Today many of the pilots at Holloman never get off the ground. The base has been converted into the U.S. Air Force’s primary training center for drone operators, where pilots spend their days in sand-colored trailers near a runway from which their planes take off without them. Inside each trailer, a pilot flies his plane from a padded chair, using a joystick and throttle, as his partner, the “sensor operator,” focuses on the grainy images moving across a video screen, directing missiles to their targets with a laser.
Holloman sits on almost 60,000 acres of desert badlands, near jagged hills that are frosted with snow for several months of the year — a perfect training ground for pilots who will fly Predators and Reapers over the similarly hostile terrain of Afghanistan. When I visited the base earlier this year with a small group of reporters, we were taken into a command post where a large flat-screen television was broadcasting a video feed from a drone flying overhead. It took a few seconds to figure out exactly what we were looking at. A white S.U.V. traveling along a highway adjacent to the base came into the cross hairs in the center of the screen and was tracked as it headed south along the desert road. When the S.U.V. drove out of the picture, the drone began following another car.
“Wait, you guys practice tracking enemies by using civilian cars?” a reporter asked. One Air Force officer responded that this was only a training mission, and then the group was quickly hustled out of the room.
Though the Pentagon is increasing its fleet of drones by 30 percent and military leaders estimate that, within a year or so, the number of Air Force pilots flying unmanned planes could be higher than the number who actually leave the ground, much about how and where the U.S. government operates drones remains a secret. Even the pilots we interviewed wore black tape over their nametags. The Air Force, citing concerns for the pilots’ safety, forbids them to reveal their last names.
It is widely known that the United States has three different drone programs. The first is the publicly acknowledged program run by the Pentagon that has been operating in Iraq and Afghanistan. The other two are classified programs run separately by the C.I.A. and the military’s Joint Special Operations Command, which maintain separate lists of people targeted for killing.
Over the years, details have trickled out about lethal drone operations in Pakistan, Somalia and Yemen and elsewhere. But the drone war has been even more extensive. According to three current and former intelligence officials I spoke to, in 2006, a barrage of Hellfire missiles from a Predator hit a suspected militant camp in the jungles of the Philippines, in an attempt to kill the Indonesian terrorist Umar Patek. The strike, which was reported at the time as a “Philippine military operation,” missed Patek but killed others at the camp.

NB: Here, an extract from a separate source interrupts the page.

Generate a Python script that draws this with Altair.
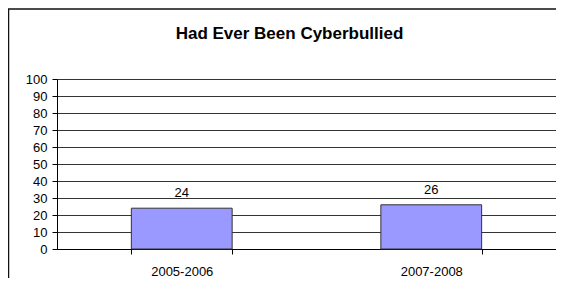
import altair as alt
import pandas as pd

categories = ["2005-2006", "2007-2008"]
values = [24, 26]
y_ticks = [0, 10, 20, 30, 40, 50, 60, 70, 80, 90, 100]
title_text = "Had Ever Been Cyberbullied"

df = pd.DataFrame({"period": categories, "pct": values})
frame_df = pd.DataFrame({"k": [0]})

FONT = "Liberation Sans"

x_enc = alt.X(
    "period:N",
    sort=categories,
    title=None,
    scale=alt.Scale(paddingInner=0.596, paddingOuter=0.298),
    axis=alt.Axis(
        labelAngle=0,
        tickBand="extent",
        tickSize=5,
        tickColor="#000",
        domainColor="#000",
        labelPadding=11,
        labelFontSize=13,
        labelColor="#000",
        grid=False,
    ),
)
y_enc = alt.Y(
    "pct:Q",
    title=None,
    scale=alt.Scale(domain=[0, 100], nice=False),
    axis=alt.Axis(
        values=y_ticks,
        tickSize=5,
        tickColor="#000",
        domainColor="#000",
        labelPadding=5,
        labelFontSize=13,
        labelColor="#000",
        labelOverlap=False,
        grid=True,
        gridColor="#333",
        gridWidth=1,
    ),
)

# outer chart frame (left and top edges visible in the reference)
frame = alt.Chart(frame_df).mark_rect(
    fillOpacity=0, stroke="#111", strokeWidth=1.5
).encode(
    x=alt.value(-48.5), x2=alt.value(520), y=alt.value(-70), y2=alt.value(260)
)

bars = alt.Chart(df).mark_bar(
    color="#9999FF", stroke="#333", strokeWidth=1
).encode(x=x_enc, y=y_enc)

labels = alt.Chart(df).mark_text(
    baseline="alphabetic", dy=-11, fontSize=13, font=FONT, color="#000"
).encode(
    x=x_enc,
    y=y_enc,
    text=alt.Text("pct:Q"),
)

chart = alt.layer(frame, bars, labels).properties(
    width=499,
    height=170,
    title=alt.TitleParams(
        title_text,
        fontSize=17,
        fontWeight="bold",
        font=FONT,
        color="#000",
        anchor="middle",
        frame="group",
        baseline="alphabetic",
        dx=-17,
        dy=48,
        offset=0,
    ),
    autosize=alt.AutoSizeParams(type="none"),
    padding={"left": 49, "top": 71, "right": 0, "bottom": 29},
    background="white",
).configure_view(
    stroke="#888", strokeWidth=1
).configure_axis(
    labelFont=FONT
)

chart.save("out.html", embed_options={"renderer": "svg", "actions": False})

The increased use of drones in warfare has led the Air Force to re-engineer its training program for drone pilots. Trainees are now sent to Holloman just months after they join the military, instead of first undergoing traditional pilot training as they did in the past. The Air Force can now produce certified Predator and Reaper pilots in less than two years.
But the accelerated training has created its own problems. When I visited Holloman in February, there had been five drone accidents at the base since 2009. Most of them occurred during landing, when pilots have the most difficulty judging where the plane is in relation to the runway. As much as the military has tried to make drone pilots feel as if they are sitting in a cockpit, they are still flying a plane from a screen with a narrow field of vision.

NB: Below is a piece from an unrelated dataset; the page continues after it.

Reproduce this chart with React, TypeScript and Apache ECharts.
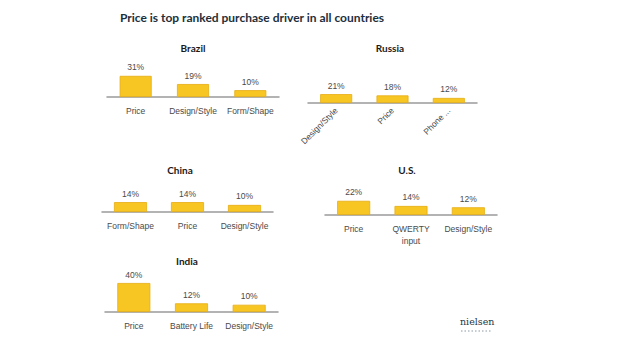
import React, { useEffect, useRef } from "react";
import * as echarts from "echarts";

const mainTitle = "Price is top ranked purchase driver in all countries";

const countries = ["Brazil", "Russia", "China", "U.S.", "India"];

const brazilCategories = ["Price", "Design/Style", "Form/Shape"];
const brazilValues = [31, 19, 10];

const russiaCategories = ["Design/Style", "Price", "Phone ..."];
const russiaValues = [21, 18, 12];

const chinaCategories = ["Form/Shape", "Price", "Design/Style"];
const chinaValues = [14, 14, 10];

const usCategories = ["Price", "QWERTY\ninput", "Design/Style"];
const usValues = [22, 14, 12];

const indiaCategories = ["Price", "Battery Life", "Design/Style"];
const indiaValues = [40, 12, 10];

const panelCategories = [brazilCategories, russiaCategories, chinaCategories, usCategories, indiaCategories];
const panelValues = [brazilValues, russiaValues, chinaValues, usValues, indiaValues];

// layout: left, width, axisY (bottom), yMax, title x/y, label rotate
const layout = [
  { left: 107, width: 172, axisY: 97, max: 44, tx: 193, ty: 43, rotate: 0, barW: 32 },
  { left: 308, width: 169, axisY: 103, max: 71, tx: 390, ty: 43, rotate: 45, barW: 32 },
  { left: 102, width: 171, axisY: 212, max: 42.5, tx: 180, ty: 165, rotate: 0, barW: 33 },
  { left: 325, width: 172, axisY: 215, max: 46.5, tx: 407, ty: 165, rotate: 0, barW: 33 },
  { left: 105, width: 173, axisY: 312, max: 41.4, tx: 187, ty: 256, rotate: 0, barW: 33 },
];

const GRID_H = 30;

export default function App() {
  const ref = useRef<HTMLDivElement>(null);
  useEffect(() => {
    if (!ref.current) return;
    const chart = echarts.init(ref.current, null, { renderer: "svg" });
    const titles: any[] = [
      {
        text: mainTitle,
        left: 252,
        top: 11,
        padding: 0,
        textAlign: "center",
        textStyle: { fontFamily: "Lato", fontWeight: "bold", fontSize: 12, color: "#1d2f3b" },
      },
    ];
    const grids: any[] = [];
    const xAxes: any[] = [];
    const yAxes: any[] = [];
    const series: any[] = [];
    layout.forEach((l, i) => {
      titles.push({
        text: countries[i],
        left: l.tx,
        top: l.ty,
        padding: 0,
        textAlign: "center",
        textStyle: { fontFamily: "Lato", fontWeight: "bold", fontSize: 10, color: "#1a1a1a" },
      });
      grids.push({ left: l.left, width: l.width, top: l.axisY - GRID_H, height: GRID_H });
      xAxes.push({
        type: "category",
        gridIndex: i,
        data: panelCategories[i],
        axisLine: { show: true, lineStyle: { color: "#9a9a9a", width: 1.5 } },
        axisTick: { show: false },
        axisLabel: {
          color: "#4a4a4a",
          fontFamily: "Liberation Sans",
          fontSize: 8.5,
          margin: l.rotate ? 6 : 8,
          rotate: l.rotate,
          lineHeight: 12,
          interval: 0,
        },
      });
      yAxes.push({
        type: "value",
        gridIndex: i,
        min: 0,
        max: l.max,
        show: false,
        splitLine: { show: false },
      });
      series.push({
        type: "bar",
        xAxisIndex: i,
        yAxisIndex: i,
        data: panelValues[i],
        barWidth: l.barW,
        itemStyle: { color: "#F8C623", borderColor: "#E6AC12", borderWidth: 0.8 },
        label: {
          show: true,
          position: "top",
          distance: 4,
          formatter: "{c}%",
          color: "#4a4a4a",
          fontFamily: "Liberation Sans",
          fontSize: 8.5,
        },
      });
    });
    chart.setOption({
      animation: false,
      backgroundColor: "#ffffff",
      title: titles,
      grid: grids,
      xAxis: xAxes,
      yAxis: yAxes,
      series,
      graphic: [
        {
          type: "text",
          left: 460,
          top: 316,
          style: { text: "nielsen", fontFamily: "DejaVu Serif", fontSize: 9.5, fill: "#263845" },
        },
        {
          type: "line",
          shape: { x1: 461, y1: 331, x2: 492, y2: 331 },
          style: { stroke: "#8a99a4", lineWidth: 1, lineDash: [1.5, 2] },
        },
      ],
    });
    return () => chart.dispose();
  }, []);
  return <div ref={ref} style={{ position: "fixed", left: 0, top: 0, width: 620, height: 350 }} />;
}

Then there is the fact that the movement shown on a drone pilot’s video screen has over the years been seconds behind what the drone sees — a delay caused by the time it takes to bounce a signal off a satellite in space. This problem, called “latency,” has long bedeviled drone pilots, making it difficult to hit a moving target. Last year senior operatives with Al Qaeda in the Arabian Peninsula told a Yemeni reporter that if they hear an American drone overhead, they move around as much as possible. (Military officials said that they have made progress in recent years in addressing the latency problem but declined to provide details.)
Stationing pilots in the United States has saved the Air Force money, and pilots at Holloman who have flown drone combat missions speak glowingly about a lifestyle that allows them to fight a war without going to war. Craig, an Air Force captain who is a trainer at the base, volunteered to fly Predators while in flight school. He calls his job “the perfect balance of mission and family.”
And yet this balance comes at a cost. Pilots have flown missions over Afghanistan in the morning, stopped for lunch, fought the Iraq war in the afternoon and then driven home in time for dinner. Lt. Col Matt Martin, formerly a trainer at Holloman, wrote about the disorienting experience of toggling among different war zones in a memoir, “Predator,” calling the experience “enough to make a Predator pilot schizophrenic.”
It’s disorienting in other ways too. Can a pilot who flies planes remotely ever be as heroic as the aces who flew behind enemy lines or as Colonel Stapp, whose stunt in the New Mexico desert won him a prestigious medal for valor and put him on the cover of Time magazine?
Luther (Trey) Turner III, a retired colonel who flew combat missions during the gulf war before he switched to flying Predators in 2003, said that he doesn’t view his combat experience flying drones as “valorous.” “My understanding of the term is that you are faced with danger. And, when I am sitting in a ground-control station thousands of miles away from the battlefield, that’s just not the case.” But, he said, “I firmly believe it takes bravery to fly a U.A.V.” — unmanned aerial vehicle — “particularly when you’re called upon to take someone’s life. In some cases, you are watching it play out live and in color.” As more than one pilot at Holloman told me, a bit defensively, “We’re not just playing video games here.”